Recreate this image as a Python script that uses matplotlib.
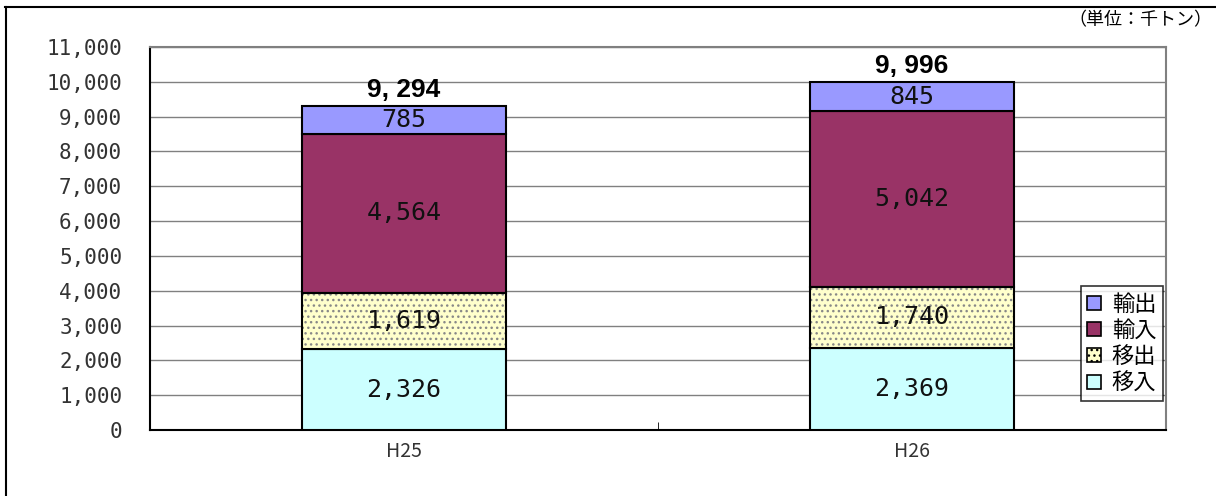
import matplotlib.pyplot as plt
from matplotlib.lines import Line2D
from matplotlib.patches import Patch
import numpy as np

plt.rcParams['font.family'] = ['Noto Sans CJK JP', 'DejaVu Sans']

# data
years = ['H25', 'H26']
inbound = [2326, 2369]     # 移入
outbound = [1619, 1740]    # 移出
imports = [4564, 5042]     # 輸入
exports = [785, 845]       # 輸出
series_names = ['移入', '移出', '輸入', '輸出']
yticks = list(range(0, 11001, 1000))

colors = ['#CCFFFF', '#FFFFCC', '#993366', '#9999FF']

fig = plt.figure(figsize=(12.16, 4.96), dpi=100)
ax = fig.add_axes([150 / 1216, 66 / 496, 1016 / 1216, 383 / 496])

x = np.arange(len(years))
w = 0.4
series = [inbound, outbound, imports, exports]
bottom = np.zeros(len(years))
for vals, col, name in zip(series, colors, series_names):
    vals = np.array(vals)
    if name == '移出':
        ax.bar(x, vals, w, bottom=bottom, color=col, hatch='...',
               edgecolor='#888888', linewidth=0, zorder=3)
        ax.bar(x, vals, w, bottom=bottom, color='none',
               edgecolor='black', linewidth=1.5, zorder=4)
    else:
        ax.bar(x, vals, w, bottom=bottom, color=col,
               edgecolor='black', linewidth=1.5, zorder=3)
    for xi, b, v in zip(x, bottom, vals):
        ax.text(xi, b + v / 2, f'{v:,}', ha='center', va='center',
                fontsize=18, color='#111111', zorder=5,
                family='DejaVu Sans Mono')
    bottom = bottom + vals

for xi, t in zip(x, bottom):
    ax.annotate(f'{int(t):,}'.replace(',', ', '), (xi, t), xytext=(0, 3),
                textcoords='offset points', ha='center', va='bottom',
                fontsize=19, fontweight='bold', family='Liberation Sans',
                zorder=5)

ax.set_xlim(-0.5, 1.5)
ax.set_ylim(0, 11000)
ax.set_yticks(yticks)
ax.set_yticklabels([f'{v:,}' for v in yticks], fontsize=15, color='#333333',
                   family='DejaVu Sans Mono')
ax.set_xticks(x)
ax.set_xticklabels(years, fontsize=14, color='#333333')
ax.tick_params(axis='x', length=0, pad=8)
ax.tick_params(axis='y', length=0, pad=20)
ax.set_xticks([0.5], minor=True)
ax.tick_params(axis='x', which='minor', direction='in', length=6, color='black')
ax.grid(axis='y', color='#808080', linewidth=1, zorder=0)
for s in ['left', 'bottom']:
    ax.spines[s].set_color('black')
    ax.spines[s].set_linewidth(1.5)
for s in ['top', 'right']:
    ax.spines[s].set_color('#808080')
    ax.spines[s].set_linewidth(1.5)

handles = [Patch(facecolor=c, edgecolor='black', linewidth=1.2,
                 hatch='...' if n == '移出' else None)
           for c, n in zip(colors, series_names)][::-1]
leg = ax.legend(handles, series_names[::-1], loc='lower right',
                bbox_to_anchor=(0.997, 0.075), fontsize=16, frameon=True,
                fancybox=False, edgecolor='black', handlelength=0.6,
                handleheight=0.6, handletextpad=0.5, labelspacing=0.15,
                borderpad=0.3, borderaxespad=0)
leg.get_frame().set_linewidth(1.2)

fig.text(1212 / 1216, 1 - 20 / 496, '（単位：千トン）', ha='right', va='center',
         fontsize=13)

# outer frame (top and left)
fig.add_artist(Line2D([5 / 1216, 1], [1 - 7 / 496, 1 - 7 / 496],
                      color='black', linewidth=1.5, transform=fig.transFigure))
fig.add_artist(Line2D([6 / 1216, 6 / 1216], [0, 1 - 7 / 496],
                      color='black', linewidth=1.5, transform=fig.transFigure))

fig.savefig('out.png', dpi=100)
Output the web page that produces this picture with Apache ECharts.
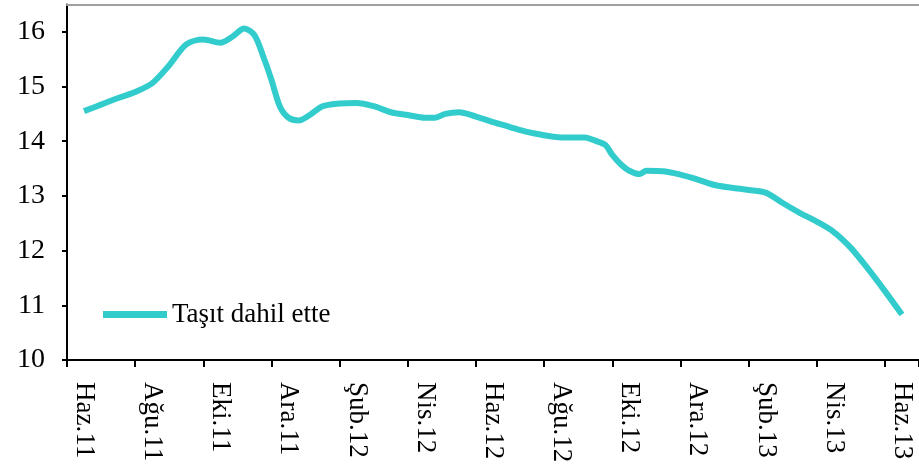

□ □ □ □ □ □ □

WHAT TO PRODUCE =>
Of the lines above, how many contain the string "that"? Only the number is required.

FINAL RESULT =>
2